[Given instruction]: Both boundary lines count: repeat, exactly and alone, the lines from the one containing "Give me the matplotlib source for this chart." to the one containing "plt.rcParams['font.family'] = ['Roboto", with pictures left out.

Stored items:
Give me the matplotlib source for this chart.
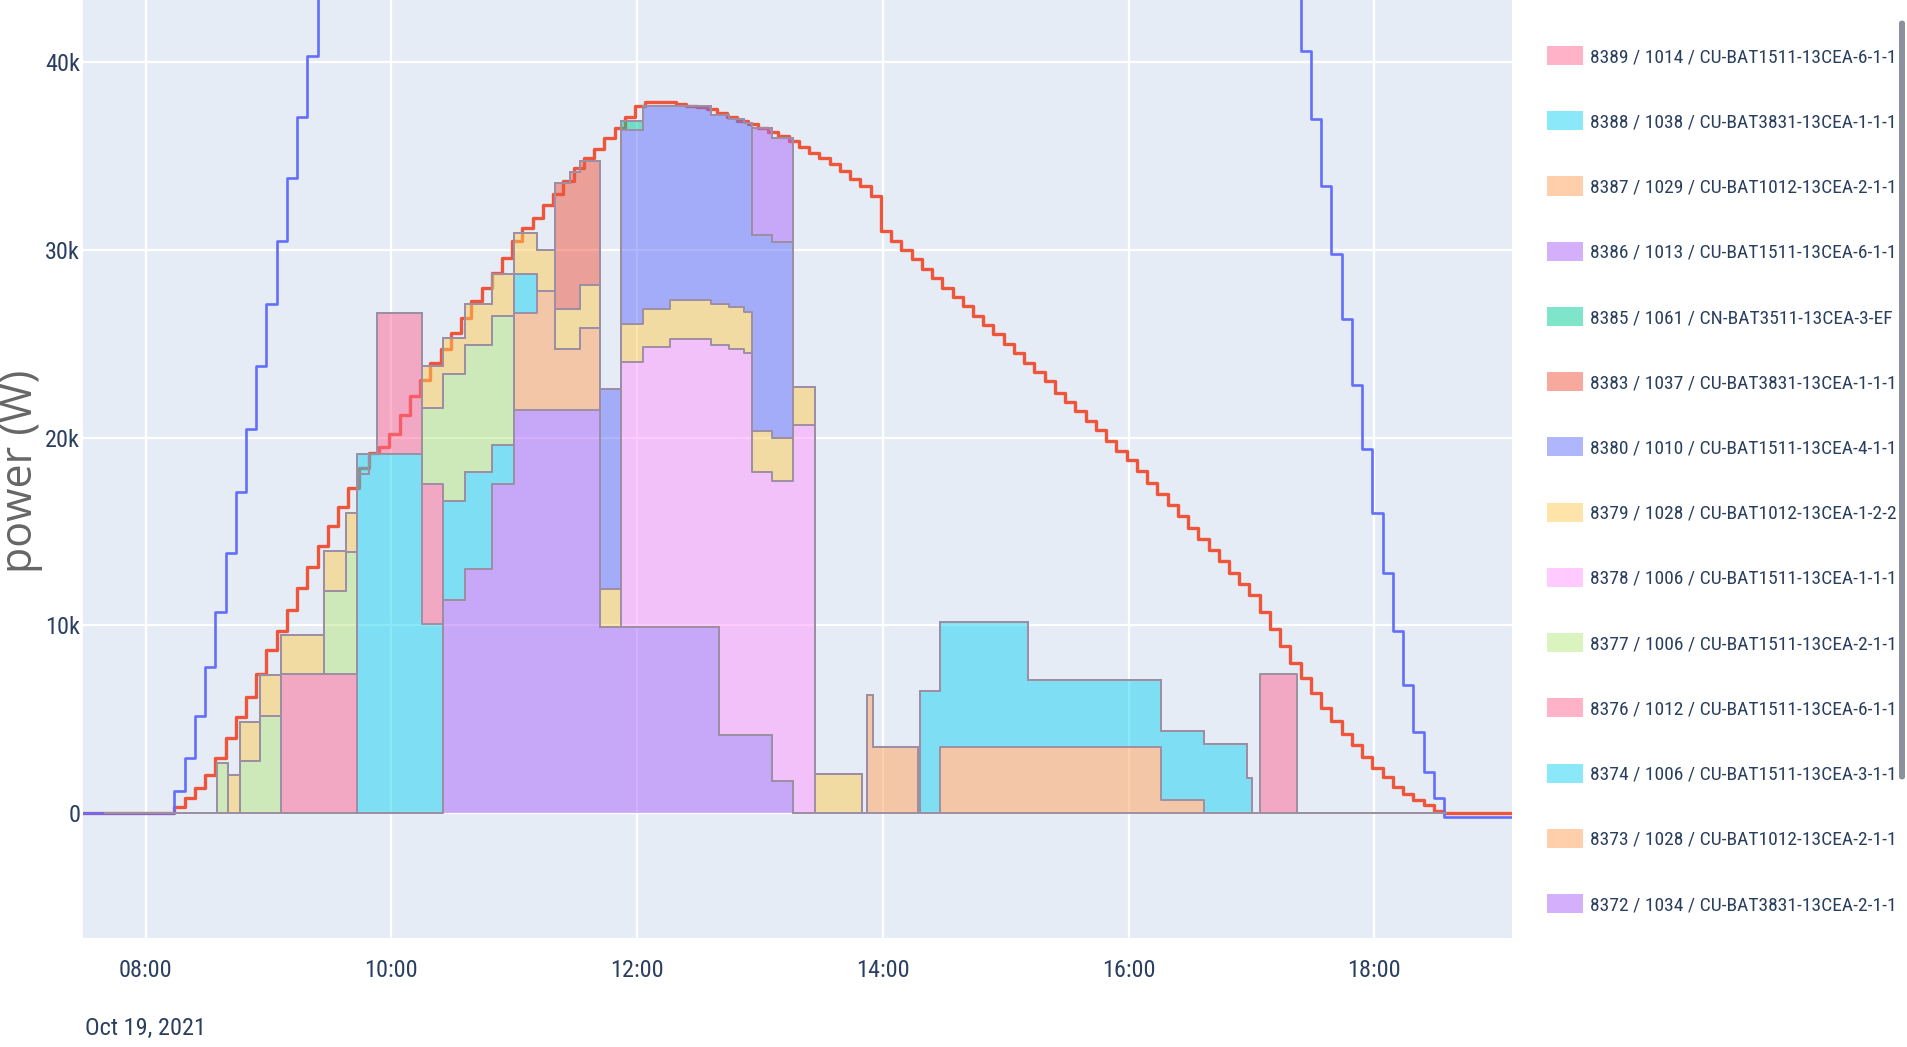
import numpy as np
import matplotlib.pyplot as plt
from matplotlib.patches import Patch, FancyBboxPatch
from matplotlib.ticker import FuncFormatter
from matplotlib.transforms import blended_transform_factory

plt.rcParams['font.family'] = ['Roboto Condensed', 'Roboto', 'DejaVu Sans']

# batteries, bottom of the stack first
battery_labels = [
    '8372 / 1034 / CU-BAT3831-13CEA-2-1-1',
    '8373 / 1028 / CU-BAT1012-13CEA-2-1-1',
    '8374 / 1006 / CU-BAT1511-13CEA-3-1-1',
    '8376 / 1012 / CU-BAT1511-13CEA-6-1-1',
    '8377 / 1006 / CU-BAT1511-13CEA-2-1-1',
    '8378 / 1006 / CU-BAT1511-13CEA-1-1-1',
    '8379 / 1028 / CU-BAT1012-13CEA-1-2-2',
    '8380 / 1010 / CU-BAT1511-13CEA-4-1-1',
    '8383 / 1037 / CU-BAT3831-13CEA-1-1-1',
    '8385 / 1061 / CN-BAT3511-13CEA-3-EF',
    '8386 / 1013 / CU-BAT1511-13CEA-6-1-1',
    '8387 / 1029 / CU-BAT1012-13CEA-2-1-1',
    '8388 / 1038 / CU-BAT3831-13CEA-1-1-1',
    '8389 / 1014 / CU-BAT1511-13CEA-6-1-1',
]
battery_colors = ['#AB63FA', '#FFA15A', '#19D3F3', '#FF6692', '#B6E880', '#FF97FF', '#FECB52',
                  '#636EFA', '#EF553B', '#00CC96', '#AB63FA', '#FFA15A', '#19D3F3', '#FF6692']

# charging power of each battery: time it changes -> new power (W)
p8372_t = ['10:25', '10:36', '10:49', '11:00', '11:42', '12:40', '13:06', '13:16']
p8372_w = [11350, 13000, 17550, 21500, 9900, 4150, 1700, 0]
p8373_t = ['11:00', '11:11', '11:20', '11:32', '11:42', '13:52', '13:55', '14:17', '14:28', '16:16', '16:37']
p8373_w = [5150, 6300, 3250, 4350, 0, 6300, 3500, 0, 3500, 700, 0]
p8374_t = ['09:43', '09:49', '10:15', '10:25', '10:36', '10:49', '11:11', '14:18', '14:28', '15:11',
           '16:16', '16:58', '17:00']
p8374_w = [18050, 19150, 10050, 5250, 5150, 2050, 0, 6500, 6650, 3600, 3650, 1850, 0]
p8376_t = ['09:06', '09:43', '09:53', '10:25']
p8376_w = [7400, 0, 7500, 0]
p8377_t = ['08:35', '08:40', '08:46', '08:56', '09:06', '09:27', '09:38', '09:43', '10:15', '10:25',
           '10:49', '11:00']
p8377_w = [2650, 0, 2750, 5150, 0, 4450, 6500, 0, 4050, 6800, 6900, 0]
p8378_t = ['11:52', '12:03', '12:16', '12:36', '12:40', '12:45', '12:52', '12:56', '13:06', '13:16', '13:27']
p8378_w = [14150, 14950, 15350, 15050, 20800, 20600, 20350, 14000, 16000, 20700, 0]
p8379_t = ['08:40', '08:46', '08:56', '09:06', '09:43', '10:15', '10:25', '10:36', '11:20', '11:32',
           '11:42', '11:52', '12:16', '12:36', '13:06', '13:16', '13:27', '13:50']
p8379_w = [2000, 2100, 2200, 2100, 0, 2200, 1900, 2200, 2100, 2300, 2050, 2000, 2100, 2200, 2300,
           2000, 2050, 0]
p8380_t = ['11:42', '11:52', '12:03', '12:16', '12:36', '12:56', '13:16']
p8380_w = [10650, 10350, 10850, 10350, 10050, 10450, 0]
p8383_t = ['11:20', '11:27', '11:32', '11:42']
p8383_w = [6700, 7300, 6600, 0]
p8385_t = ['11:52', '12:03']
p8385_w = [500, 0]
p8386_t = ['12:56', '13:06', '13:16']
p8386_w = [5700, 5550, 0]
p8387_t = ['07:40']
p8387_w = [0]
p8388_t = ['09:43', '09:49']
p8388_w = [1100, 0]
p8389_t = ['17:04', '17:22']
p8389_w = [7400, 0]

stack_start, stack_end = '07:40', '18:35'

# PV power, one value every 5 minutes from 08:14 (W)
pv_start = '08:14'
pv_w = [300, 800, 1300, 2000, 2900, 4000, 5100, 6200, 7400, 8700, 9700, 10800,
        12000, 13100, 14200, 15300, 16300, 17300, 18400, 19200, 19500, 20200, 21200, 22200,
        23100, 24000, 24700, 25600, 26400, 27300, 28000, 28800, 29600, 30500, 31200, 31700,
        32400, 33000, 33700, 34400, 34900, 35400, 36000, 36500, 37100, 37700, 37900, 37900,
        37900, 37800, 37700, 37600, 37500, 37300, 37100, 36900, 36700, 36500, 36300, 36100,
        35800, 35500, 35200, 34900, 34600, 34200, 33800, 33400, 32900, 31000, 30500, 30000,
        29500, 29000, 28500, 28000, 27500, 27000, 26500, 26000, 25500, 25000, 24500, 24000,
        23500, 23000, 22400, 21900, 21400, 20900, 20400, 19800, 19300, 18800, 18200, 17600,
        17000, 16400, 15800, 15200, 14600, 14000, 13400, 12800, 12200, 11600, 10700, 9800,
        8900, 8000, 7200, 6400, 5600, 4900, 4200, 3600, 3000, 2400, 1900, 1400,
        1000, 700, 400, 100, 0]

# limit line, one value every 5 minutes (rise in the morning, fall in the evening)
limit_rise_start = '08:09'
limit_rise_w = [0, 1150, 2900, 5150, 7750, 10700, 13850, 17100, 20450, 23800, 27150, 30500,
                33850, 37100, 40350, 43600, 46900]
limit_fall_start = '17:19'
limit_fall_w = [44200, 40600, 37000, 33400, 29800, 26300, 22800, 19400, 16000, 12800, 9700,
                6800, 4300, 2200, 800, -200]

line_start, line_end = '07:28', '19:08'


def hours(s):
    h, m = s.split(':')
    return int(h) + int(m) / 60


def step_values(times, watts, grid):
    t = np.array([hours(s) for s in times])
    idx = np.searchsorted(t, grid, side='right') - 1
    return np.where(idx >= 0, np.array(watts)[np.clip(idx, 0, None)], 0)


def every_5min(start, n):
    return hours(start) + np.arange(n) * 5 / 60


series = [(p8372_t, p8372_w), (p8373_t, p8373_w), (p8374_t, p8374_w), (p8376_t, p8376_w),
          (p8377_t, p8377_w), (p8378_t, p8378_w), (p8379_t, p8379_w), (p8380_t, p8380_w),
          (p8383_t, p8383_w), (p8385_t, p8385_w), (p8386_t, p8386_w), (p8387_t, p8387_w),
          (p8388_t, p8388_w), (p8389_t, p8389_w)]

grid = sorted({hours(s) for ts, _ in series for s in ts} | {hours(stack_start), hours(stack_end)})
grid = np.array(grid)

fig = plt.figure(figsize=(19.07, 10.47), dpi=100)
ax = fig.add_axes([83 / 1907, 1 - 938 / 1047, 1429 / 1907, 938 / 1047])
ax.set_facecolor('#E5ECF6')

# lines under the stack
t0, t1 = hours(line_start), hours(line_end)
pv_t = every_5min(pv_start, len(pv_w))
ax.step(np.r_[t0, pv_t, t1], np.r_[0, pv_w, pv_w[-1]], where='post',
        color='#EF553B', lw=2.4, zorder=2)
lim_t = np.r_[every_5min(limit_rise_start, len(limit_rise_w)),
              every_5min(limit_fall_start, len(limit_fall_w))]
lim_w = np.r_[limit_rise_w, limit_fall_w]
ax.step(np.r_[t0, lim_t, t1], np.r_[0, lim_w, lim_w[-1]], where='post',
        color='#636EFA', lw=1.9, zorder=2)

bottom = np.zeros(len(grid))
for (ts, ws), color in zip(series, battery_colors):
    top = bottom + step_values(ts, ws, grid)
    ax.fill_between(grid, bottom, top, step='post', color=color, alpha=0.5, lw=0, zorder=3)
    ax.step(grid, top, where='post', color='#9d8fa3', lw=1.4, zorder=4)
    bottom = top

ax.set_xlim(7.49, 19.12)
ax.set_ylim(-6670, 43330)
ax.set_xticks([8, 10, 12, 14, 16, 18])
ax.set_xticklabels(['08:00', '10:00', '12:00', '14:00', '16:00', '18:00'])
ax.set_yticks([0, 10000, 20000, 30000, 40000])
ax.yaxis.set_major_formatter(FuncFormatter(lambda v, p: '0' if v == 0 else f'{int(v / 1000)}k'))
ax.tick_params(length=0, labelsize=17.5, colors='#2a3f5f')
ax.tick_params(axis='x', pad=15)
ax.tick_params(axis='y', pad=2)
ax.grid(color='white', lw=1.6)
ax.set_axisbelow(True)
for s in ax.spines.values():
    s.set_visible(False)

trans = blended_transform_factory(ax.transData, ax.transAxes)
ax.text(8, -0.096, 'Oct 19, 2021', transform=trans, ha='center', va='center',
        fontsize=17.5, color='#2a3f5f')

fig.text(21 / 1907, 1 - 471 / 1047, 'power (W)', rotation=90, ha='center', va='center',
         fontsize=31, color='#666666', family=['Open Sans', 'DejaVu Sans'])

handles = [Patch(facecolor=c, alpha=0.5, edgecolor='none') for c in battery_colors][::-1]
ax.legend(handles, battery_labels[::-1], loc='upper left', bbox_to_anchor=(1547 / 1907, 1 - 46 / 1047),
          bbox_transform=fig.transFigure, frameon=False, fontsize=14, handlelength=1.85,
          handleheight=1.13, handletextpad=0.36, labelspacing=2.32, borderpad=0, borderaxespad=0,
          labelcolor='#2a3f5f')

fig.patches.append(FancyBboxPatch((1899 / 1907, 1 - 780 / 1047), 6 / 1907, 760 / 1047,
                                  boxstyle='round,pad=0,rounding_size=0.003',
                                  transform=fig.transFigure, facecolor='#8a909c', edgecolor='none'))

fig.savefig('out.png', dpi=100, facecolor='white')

==

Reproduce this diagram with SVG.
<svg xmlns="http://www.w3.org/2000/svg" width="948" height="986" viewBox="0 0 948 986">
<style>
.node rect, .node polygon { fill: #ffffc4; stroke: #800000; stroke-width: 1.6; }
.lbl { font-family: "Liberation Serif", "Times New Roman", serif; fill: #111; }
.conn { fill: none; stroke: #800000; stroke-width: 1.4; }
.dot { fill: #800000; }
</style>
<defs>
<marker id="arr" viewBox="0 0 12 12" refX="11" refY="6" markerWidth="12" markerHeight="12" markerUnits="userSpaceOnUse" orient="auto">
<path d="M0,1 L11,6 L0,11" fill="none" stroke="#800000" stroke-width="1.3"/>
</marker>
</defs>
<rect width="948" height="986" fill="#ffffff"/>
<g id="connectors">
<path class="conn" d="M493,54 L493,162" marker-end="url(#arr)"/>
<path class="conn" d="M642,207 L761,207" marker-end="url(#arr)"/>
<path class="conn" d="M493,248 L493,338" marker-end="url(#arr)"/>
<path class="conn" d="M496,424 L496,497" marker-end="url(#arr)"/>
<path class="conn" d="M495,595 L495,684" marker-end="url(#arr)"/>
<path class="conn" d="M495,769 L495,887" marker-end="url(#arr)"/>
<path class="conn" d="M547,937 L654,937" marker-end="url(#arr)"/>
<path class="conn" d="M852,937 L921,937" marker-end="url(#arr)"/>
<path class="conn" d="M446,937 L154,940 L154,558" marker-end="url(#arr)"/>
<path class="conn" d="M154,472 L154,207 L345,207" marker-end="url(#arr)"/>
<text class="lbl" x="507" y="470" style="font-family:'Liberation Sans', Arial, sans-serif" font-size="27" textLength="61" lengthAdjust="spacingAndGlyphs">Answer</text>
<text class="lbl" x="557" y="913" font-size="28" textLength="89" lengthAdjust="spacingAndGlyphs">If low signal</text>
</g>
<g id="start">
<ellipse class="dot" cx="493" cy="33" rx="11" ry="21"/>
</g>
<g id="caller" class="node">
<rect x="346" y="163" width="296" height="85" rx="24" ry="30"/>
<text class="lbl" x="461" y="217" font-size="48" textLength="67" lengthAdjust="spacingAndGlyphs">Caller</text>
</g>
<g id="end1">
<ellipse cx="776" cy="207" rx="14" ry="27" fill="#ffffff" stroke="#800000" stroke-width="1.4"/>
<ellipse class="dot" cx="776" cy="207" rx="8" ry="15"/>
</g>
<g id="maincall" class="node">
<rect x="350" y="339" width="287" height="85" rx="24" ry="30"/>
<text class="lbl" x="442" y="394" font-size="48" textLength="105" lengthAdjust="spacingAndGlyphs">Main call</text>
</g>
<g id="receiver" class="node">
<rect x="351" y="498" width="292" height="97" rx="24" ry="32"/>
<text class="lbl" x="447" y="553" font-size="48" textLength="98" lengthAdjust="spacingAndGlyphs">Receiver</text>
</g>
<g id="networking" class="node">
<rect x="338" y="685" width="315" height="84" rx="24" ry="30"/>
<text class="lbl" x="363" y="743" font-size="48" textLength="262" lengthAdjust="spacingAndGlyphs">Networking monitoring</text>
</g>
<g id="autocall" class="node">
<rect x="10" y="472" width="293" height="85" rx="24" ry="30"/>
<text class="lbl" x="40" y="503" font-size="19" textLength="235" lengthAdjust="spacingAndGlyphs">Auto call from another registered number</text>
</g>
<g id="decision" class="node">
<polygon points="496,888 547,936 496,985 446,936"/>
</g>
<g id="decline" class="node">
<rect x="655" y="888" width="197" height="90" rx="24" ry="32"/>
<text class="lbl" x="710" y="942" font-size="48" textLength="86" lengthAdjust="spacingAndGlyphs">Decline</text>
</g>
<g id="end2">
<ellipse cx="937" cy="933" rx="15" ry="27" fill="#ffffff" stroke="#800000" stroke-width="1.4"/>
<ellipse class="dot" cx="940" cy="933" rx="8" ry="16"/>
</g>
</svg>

...

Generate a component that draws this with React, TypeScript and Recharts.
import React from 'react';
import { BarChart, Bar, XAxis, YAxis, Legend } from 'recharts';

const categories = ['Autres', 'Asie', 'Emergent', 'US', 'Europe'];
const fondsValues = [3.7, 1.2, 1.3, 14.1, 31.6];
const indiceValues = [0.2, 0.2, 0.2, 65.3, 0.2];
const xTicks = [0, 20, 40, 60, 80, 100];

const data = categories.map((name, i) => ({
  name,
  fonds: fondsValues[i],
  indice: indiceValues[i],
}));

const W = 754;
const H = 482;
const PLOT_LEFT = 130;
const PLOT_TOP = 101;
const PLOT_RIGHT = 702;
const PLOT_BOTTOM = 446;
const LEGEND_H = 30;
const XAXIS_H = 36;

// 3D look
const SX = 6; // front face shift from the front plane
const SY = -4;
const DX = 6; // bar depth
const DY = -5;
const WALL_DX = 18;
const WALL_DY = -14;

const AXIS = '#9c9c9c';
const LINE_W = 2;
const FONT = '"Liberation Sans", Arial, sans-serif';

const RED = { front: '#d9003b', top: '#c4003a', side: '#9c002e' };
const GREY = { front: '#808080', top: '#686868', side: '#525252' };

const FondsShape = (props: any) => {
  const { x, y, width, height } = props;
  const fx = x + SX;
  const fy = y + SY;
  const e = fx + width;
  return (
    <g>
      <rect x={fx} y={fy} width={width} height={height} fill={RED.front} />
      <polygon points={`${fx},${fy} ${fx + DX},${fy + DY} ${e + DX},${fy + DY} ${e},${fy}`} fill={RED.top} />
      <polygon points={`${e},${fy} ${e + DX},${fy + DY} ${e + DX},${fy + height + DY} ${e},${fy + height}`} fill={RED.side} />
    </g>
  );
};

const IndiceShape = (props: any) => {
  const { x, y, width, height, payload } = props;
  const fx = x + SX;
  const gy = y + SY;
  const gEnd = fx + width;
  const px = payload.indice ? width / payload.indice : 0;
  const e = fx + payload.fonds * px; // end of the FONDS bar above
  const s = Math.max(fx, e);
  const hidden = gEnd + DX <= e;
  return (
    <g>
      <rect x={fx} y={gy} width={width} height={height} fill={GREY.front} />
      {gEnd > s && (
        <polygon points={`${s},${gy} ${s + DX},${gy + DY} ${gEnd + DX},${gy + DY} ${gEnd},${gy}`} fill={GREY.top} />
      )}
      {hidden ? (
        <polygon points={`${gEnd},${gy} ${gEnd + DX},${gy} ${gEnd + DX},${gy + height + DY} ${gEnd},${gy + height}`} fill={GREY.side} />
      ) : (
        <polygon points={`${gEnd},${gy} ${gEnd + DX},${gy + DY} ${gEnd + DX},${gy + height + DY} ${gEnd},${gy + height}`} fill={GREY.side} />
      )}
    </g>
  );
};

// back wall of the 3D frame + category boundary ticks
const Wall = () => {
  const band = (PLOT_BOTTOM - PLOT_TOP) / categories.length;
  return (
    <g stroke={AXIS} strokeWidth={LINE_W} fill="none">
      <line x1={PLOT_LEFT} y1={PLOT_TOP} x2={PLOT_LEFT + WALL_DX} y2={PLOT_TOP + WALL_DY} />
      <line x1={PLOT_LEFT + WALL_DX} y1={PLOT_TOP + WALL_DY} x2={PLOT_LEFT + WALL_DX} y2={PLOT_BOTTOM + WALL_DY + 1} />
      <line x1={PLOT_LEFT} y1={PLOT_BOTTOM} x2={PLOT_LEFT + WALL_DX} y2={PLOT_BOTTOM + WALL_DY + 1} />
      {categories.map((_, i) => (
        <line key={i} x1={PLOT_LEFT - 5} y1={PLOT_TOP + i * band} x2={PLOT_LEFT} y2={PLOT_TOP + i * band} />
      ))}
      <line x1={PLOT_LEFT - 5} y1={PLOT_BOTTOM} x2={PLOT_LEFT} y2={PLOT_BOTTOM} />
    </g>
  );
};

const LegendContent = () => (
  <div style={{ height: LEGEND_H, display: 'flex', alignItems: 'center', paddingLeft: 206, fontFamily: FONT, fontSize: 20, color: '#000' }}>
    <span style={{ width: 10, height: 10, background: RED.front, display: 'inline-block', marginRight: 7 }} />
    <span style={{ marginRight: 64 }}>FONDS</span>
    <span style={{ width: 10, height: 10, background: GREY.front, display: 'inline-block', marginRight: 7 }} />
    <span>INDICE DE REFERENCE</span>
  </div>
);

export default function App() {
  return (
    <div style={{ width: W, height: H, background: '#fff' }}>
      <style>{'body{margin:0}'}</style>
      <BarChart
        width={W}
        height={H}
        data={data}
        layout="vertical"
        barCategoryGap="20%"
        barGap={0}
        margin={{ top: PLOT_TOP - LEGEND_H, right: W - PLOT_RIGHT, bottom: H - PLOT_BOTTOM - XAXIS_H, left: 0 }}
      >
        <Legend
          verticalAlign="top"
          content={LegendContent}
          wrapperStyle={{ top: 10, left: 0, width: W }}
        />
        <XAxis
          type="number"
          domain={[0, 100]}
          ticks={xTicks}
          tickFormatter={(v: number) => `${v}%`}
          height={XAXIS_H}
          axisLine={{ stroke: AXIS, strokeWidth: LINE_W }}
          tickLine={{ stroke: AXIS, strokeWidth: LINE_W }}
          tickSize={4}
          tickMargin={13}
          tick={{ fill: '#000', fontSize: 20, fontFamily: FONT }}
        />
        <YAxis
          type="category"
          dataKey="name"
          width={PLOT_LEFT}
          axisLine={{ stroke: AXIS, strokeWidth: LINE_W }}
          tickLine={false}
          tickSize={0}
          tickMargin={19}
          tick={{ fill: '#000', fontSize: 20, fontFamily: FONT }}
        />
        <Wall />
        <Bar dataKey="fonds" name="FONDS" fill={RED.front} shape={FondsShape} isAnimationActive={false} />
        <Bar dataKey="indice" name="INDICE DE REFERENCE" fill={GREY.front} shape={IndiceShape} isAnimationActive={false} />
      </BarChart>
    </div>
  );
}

[Completed exercise]:
Give me the matplotlib source for this chart.
import numpy as np
import matplotlib.pyplot as plt
from matplotlib.patches import Patch, FancyBboxPatch
from matplotlib.ticker import FuncFormatter
from matplotlib.transforms import blended_transform_factory

plt.rcParams['font.family'] = ['Roboto Condensed', 'Roboto', 'DejaVu Sans']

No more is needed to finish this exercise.